Он настолько увлекся этим диалогом с собственным внутренним голосом, что принялся даже жестикулировать. Марья Ивановна, с испугом глядя на сына, воскликнула:
– Тимоша! Что с тобой? Уж не вернулась ли опять болезнь?
– А?.. Нет, нет, матушка, это я так…
Она внимательно взглянула на сына и, заметив, что его взгляд вновь стал осмысленным, продолжила:
– А Микулин сыночек помер этой зимой. А ведь большенький уже был, десятый годок ему шел. Простыл, видимо, с мальчишками играючи. Недосмотрела я. – Боярыня Вельяминова, похоже, чувствовала ответственность за все, что происходит в этом доме. То, что у мальчика была еще и мать, дела нисколько не меняло. – Две недели в жару ребенок метался. Уж чего только наш лекарь не делал! Все без толку. И по окрестным селам всех лекарей да бабок-знахарок собрали. Ничего не помогло. Сгорел мальчишечка. Фленушка твоя…
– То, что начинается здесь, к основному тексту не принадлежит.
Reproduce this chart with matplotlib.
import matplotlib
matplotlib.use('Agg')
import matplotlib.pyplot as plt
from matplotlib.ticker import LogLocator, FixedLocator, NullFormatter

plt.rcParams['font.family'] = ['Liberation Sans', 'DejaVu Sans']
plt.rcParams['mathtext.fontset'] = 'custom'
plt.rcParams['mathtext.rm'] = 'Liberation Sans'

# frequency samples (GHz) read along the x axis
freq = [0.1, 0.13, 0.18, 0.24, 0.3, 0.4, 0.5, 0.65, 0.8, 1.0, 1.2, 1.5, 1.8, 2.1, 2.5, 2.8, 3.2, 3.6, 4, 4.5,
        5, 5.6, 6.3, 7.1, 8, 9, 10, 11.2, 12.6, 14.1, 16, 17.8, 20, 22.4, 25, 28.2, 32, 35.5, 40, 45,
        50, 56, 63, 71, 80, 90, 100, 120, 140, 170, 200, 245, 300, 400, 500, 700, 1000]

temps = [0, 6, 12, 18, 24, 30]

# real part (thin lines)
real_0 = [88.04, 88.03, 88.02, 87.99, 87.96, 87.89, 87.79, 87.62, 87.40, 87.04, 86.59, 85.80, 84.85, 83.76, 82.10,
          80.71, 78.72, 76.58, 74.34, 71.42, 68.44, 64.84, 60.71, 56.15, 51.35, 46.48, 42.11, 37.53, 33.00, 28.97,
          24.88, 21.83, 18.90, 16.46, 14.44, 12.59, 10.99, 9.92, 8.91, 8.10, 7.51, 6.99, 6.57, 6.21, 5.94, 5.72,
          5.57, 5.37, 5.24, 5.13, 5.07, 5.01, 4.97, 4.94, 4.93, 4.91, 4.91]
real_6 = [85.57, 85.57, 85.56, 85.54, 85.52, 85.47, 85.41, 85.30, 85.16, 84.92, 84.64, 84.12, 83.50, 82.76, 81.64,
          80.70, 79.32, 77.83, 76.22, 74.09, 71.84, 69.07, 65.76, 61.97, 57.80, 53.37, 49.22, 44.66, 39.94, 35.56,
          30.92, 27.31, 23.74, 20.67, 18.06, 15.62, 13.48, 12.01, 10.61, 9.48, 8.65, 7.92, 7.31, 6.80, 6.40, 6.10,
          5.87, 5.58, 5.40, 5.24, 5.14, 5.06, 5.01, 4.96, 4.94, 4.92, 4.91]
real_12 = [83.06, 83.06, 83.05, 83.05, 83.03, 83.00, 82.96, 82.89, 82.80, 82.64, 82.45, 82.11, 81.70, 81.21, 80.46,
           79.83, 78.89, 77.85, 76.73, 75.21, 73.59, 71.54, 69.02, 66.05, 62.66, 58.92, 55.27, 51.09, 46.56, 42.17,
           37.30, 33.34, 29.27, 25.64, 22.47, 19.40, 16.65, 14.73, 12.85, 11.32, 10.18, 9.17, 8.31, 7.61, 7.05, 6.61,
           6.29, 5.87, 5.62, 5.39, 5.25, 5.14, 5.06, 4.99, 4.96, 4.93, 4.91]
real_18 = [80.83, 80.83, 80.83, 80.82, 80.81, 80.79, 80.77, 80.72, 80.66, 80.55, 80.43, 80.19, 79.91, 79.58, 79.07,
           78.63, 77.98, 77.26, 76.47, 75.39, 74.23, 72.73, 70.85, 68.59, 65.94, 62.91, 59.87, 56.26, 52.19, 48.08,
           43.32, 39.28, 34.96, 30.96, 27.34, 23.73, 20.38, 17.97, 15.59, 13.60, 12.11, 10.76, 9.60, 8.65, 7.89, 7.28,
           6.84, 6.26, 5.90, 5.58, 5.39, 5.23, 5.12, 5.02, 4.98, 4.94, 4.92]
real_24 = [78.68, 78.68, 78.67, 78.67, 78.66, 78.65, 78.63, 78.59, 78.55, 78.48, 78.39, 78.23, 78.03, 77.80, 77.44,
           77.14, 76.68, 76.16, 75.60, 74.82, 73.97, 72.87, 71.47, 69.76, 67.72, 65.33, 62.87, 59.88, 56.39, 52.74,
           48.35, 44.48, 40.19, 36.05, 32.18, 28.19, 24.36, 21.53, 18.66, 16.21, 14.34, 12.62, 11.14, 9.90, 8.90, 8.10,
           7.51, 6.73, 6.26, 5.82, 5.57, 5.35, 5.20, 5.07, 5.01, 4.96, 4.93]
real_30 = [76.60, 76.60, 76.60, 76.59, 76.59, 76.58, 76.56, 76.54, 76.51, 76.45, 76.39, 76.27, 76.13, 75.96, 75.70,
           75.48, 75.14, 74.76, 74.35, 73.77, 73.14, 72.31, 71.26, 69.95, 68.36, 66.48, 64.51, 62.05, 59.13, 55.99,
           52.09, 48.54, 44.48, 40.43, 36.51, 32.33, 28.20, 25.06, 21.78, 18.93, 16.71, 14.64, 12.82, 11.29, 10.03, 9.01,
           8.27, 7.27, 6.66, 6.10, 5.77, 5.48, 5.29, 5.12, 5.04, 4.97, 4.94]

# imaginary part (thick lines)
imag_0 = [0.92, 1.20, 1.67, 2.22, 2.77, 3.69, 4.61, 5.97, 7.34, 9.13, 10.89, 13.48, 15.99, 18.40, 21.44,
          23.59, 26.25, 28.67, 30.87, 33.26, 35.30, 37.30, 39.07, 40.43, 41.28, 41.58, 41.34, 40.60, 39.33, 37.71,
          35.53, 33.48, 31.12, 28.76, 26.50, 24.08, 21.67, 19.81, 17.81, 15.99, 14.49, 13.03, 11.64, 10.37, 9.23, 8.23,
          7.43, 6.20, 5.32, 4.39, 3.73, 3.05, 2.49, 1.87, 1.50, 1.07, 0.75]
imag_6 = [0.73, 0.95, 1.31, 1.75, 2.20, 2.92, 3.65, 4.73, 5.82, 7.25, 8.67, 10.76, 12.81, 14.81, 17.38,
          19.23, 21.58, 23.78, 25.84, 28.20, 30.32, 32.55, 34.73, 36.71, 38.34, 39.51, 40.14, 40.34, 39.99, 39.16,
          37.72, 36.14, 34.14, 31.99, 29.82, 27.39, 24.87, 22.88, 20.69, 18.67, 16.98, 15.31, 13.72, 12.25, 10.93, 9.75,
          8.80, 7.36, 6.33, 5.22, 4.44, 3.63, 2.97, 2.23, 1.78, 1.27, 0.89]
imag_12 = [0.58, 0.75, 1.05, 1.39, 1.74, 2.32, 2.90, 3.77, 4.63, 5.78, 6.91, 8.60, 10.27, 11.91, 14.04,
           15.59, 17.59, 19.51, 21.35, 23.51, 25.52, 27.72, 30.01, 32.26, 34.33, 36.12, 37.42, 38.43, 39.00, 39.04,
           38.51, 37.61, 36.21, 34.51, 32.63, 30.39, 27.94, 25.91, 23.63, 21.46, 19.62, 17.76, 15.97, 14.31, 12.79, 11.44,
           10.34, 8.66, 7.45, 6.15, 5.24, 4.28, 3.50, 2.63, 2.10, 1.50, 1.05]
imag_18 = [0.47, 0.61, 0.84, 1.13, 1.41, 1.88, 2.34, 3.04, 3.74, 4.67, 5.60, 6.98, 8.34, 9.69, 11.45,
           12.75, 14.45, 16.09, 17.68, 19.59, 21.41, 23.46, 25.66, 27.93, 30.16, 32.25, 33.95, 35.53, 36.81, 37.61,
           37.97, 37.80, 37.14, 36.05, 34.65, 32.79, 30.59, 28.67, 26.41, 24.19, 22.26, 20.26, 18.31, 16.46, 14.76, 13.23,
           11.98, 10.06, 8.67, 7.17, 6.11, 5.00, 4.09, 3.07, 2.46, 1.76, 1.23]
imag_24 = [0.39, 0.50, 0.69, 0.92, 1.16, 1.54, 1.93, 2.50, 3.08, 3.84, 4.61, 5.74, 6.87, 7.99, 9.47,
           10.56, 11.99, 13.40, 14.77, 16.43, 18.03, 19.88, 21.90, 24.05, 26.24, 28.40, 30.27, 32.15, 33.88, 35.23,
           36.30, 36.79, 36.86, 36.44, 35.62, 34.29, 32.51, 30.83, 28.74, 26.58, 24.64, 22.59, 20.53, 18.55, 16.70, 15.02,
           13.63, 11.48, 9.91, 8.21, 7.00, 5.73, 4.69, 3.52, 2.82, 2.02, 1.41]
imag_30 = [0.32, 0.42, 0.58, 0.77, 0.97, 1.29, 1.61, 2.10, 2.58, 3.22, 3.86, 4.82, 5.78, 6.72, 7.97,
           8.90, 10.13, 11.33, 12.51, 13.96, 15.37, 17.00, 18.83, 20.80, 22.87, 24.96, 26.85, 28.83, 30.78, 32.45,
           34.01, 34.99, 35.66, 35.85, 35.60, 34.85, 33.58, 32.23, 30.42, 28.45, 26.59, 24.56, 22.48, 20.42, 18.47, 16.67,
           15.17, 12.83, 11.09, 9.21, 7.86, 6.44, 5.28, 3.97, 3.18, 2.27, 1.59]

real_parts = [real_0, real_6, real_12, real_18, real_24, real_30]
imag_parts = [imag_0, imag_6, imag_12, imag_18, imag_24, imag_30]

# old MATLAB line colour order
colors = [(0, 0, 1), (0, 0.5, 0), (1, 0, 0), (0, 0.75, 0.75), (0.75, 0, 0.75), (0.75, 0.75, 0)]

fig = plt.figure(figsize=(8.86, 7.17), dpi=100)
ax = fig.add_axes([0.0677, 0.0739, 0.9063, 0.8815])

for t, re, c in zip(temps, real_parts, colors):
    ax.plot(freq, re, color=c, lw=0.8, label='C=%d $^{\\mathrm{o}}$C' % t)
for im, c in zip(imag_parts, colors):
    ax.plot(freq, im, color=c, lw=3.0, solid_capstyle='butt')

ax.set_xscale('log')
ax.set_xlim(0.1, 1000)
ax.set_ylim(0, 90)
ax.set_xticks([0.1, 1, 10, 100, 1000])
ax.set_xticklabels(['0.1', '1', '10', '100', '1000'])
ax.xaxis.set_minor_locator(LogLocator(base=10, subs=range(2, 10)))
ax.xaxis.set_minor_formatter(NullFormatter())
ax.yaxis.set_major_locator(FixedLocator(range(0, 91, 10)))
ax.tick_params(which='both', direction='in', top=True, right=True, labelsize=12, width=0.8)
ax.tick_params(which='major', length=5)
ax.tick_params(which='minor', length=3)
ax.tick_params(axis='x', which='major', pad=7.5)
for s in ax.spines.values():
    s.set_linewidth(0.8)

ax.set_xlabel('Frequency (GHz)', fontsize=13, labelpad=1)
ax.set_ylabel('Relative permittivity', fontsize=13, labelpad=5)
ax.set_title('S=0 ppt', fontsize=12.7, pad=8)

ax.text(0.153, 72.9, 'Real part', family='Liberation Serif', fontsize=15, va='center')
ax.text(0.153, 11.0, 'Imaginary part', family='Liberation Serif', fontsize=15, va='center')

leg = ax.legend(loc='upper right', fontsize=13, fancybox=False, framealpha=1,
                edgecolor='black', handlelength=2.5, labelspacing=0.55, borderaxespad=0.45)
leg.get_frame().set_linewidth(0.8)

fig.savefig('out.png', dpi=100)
– Она не моя, матушка! – с истеричной ноткой в голосе перебил ее Сашка.
– Фленушка твоя даже умудрилась в Москве немчина-лекаря отыскать. Все одно – не помогло. – Она тяжело вздохнула. – Один ты остался, Тимофей, мужчина в нашем роду. Мамай да Микула ушли – сыновей после себя не оставили. Ты – все никак жениться не хочешь. А ведь все под Богом ходим. Ты же, Тимофей, – человек военный. Сколько раз на волосок от смерти был, сам знаешь. А как в следующий раз будет? То нам знать не дано. Смотри, пресечется наш великий род, засохнет старшая ветвь воронцовского дерева. – Она перевела дух, сурово взглянув на Сашку. – И в том не моя вина и не отца твоего. Мы трех сынов родили и выпестовали, а вы… – От огорчения она даже махнула рукой. – Нет, ты как хочешь, Тимофей, а я признаю Василька своим внуком и наследником. Пусть он и незаконнорожденный и от крестьянки рожден. И второго, если Фленушка сына родит, тоже признаю. (Сашка на эти слова лишь пожал плечами. Да пусть делает, что хочет, ему-то что?) Она, Фленушка, вообще-то неплохая бабенка. Была б она благородных кровей, пусть хоть из самого захудалого рода – женила б тебя на ней. – Сашка лишь протестующее всплеснул руками, но Марья Ивановна ничего не дала ему сказать. – Ты уехал тогда в Кострому, к князю Димитрию, а она тяжела от тебя осталась. Ну, мы с Манефой и выдали ее замуж. Муж неплохой, работящий. Крестьянин из нашего Воронцова. Я же ей вольную дала. А как родила она, так я опять ее к себе забрала, помощницей к Манефе определила. А мужика ее ты в прошлом году в ополчение забрал. Так он и остался там, на Кулишках.
– Значит, и Фленушка, и ребенок все эти годы жили здесь, в доме? Почему же я раньше их не видел? – удивился Сашка.
– А ты дома-то бывал толком? Ведь все в делах, все в делах, а потом, как времени свободного стало больше, так ты его все с Ольгой Тютчевой проводил.